From the listing, collect all lines containing the word "this".

Code that draws figures
☆ ☆ ☆ ☆ ☆ ☆ ☆

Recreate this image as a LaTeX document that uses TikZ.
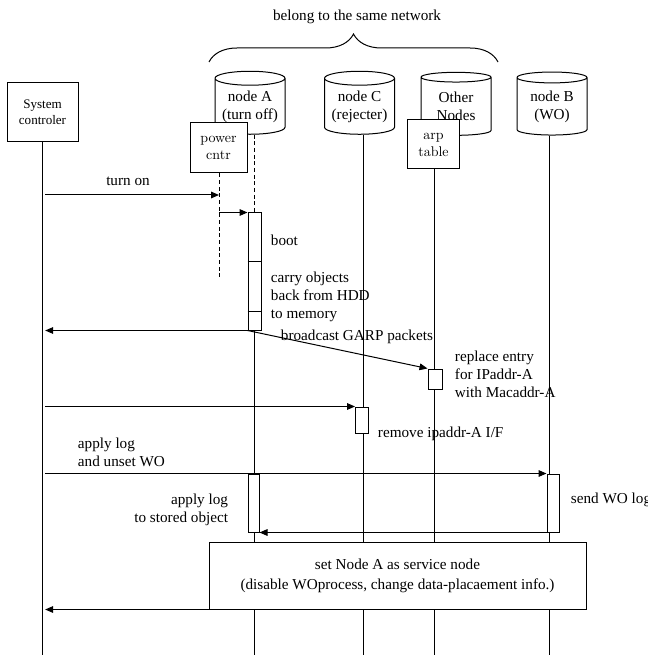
\documentclass[tikz,border=0pt]{standalone}
\usepackage{fontspec}
\setmainfont{Liberation Serif}
\newfontfamily\lmfont{Latin Modern Roman}
\usetikzlibrary{arrows.meta,positioning,shapes.geometric,decorations.pathreplacing}

\begin{document}
\begin{tikzpicture}[x=0.75pt,y=-0.75pt,line width=0.75pt,
  every node/.style={font=\fontsize{11.4}{13.5}\selectfont},
  box/.style={draw,fill=white,inner sep=0pt,align=center},
  cyl/.style={draw,fill=white,cylinder,shape border rotate=90,aspect=0.25,
    minimum width=52.5pt,minimum height=47.25pt,inner sep=0pt,align=center},
  act/.style={draw,fill=white,inner sep=0pt},
  msg/.style={-{Triangle[length=6pt,width=5pt]}},
  lifedash/.style={dash pattern=on 3pt off 2pt}]
  \useasboundingbox (0,0) rectangle (647,655);

  % the network brace
  \draw[decorate,decoration={brace,amplitude=21pt}] (209,62) -- (498,62);
  \node (net) at (357,17) {belong to the same network};

  % actors
  \node[box,minimum width=53.25pt,minimum height=44.25pt,
    font=\fontsize{9.8}{12}\selectfont] (sc) at (42.5,112.5) {System\\controler};
  \node[cyl] (nA) at (250,106.5) {node A\\(turn off)};
  \node[cyl] (nC) at (359.5,106.5) {node C\\(rejecter)};
  \node[cyl] (nO) at (456,106.5) {Other\\Nodes};
  \node[cyl] (nB) at (552,106.5) {node B\\(WO)};
  \node[box,minimum width=42.75pt,minimum height=37.5pt,
    font=\lmfont\fontsize{10.5}{12.75}\selectfont] (pc) at (218.5,148) {power\\cntr};
  \node[box,minimum width=39pt,minimum height=36.75pt,
    font=\lmfont\fontsize{10.5}{12.75}\selectfont] (arp) at (433.5,144.5) {arp\\table};

  % bottom ends of the lifelines
  \coordinate (scEnd) at (42.5,655);
  \coordinate (pcEnd) at (219,280);
  \coordinate (aEnd) at (254,655);
  \coordinate (cEnd) at (363,655);
  \coordinate (arpEnd) at (434,655);
  \coordinate (bEnd) at (549,655);

  % activations
  \node[act,minimum width=9.75pt,minimum height=87.75pt] (actA1) at (254.5,271.5) {};
  \node[act,minimum width=10.5pt,minimum height=15pt] (actArp) at (435,379) {};
  \node[act,minimum width=9.75pt,minimum height=19.5pt] (actC) at (362,420) {};
  \node[act,minimum width=9pt,minimum height=43.5pt] (actB) at (553,503) {};
  \node[act,minimum width=8.25pt,minimum height=43.5pt] (actA2) at (253.5,503) {};

  % lifelines
  \draw (sc.south) -- (scEnd);
  \draw[lifedash] (pc.south -| pcEnd) -- (pcEnd);
  \draw[lifedash] (nA.south -| aEnd) -- (actA1.north -| aEnd);
  \draw (actA1.south -| aEnd) -- (actA2.north -| aEnd);
  \draw (actA2.south -| aEnd) -- (aEnd);
  \draw (nC.south -| cEnd) -- (actC.north -| cEnd);
  \draw (actC.south -| cEnd) -- (cEnd);
  \draw (arp.south -| arpEnd) -- (actArp.north -| arpEnd);
  \draw (actArp.south -| arpEnd) -- (arpEnd);
  \draw (nB.south -| bEnd) -- (actB.north -| bEnd);
  \draw (actB.south -| bEnd) -- (bEnd);

  % boot phase
  \draw (actA1.west |- 0,262) -- (actA1.east |- 0,262);
  \draw (actA1.west |- 0,311) -- (actA1.east |- 0,311);
  \node[anchor=west] (boot) at (266,240) {boot};
  \node[anchor=west,align=left] (carry) at (266,297) {carry objects\\back from HDD\\to memory};

  % messages
  \coordinate (pcOn) at (219,195);
  \draw[msg,shorten <=2pt] (sc.south |- pcOn) -- (pcOn);
  \node (turnon) at (128,181) {turn on};
  \draw[msg] (pcOn |- actA1.north) -- (actA1.north west);
  \draw[msg,shorten >=2pt] (actA1.south west) -- (actA1.south west -| scEnd);
  \draw[msg] (actA1.south west) -- (actArp.north west);
  \node[anchor=west] (garp) at (276,337) {broadcast GARP packets};
  \node[anchor=west,align=left] (repl) at (450,374) {replace entry\\for IPaddr-A\\with Macaddr-A};
  \draw[msg,shorten <=2pt] (actC.north west -| scEnd) -- (actC.north west);
  \node[anchor=west] (rmv) at (373,434) {remove ipaddr-A I/F};
  \draw[msg,shorten <=2pt] (actB.north west -| scEnd) -- (actB.north west);
  \node[anchor=west,align=left] (unset) at (73,452) {apply log\\and unset WO};
  \node[anchor=west] (sendlog) at (566,500) {send WO log};
  \draw[msg] (actB.south west) -- (actB.south west -| actA2.east);
  \node[anchor=east,align=right] (applyA) at (233,510) {apply log\\to stored object};

  % service node box
  \node[box,minimum width=282.75pt,minimum height=50.25pt,
    font=\fontsize{11.4}{15}\selectfont] (svc) at (397.5,575.5)
    {set Node A as service node\\(disable WOprocess, change data-placaement info.)};
  \draw[msg,shorten >=2pt] (svc.south west) -- (svc.south west -| scEnd);
\end{tikzpicture}
\end{document}
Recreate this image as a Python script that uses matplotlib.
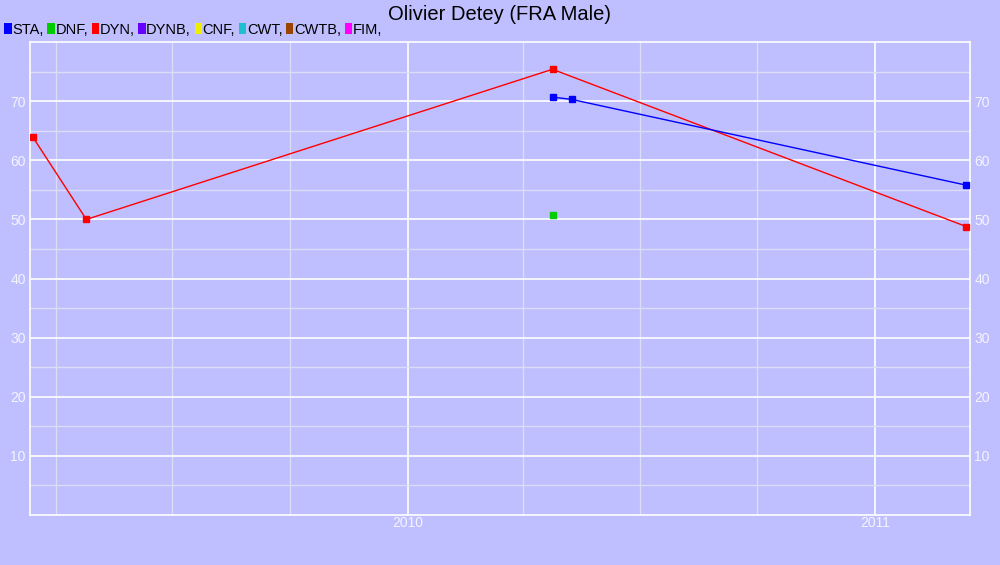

☆ ☆ ☆ ☆ ☆ ☆ ☆

__ANSWER BELOW__:
Recreate this image as a LaTeX document that uses TikZ.
Recreate this image as a Python script that uses matplotlib.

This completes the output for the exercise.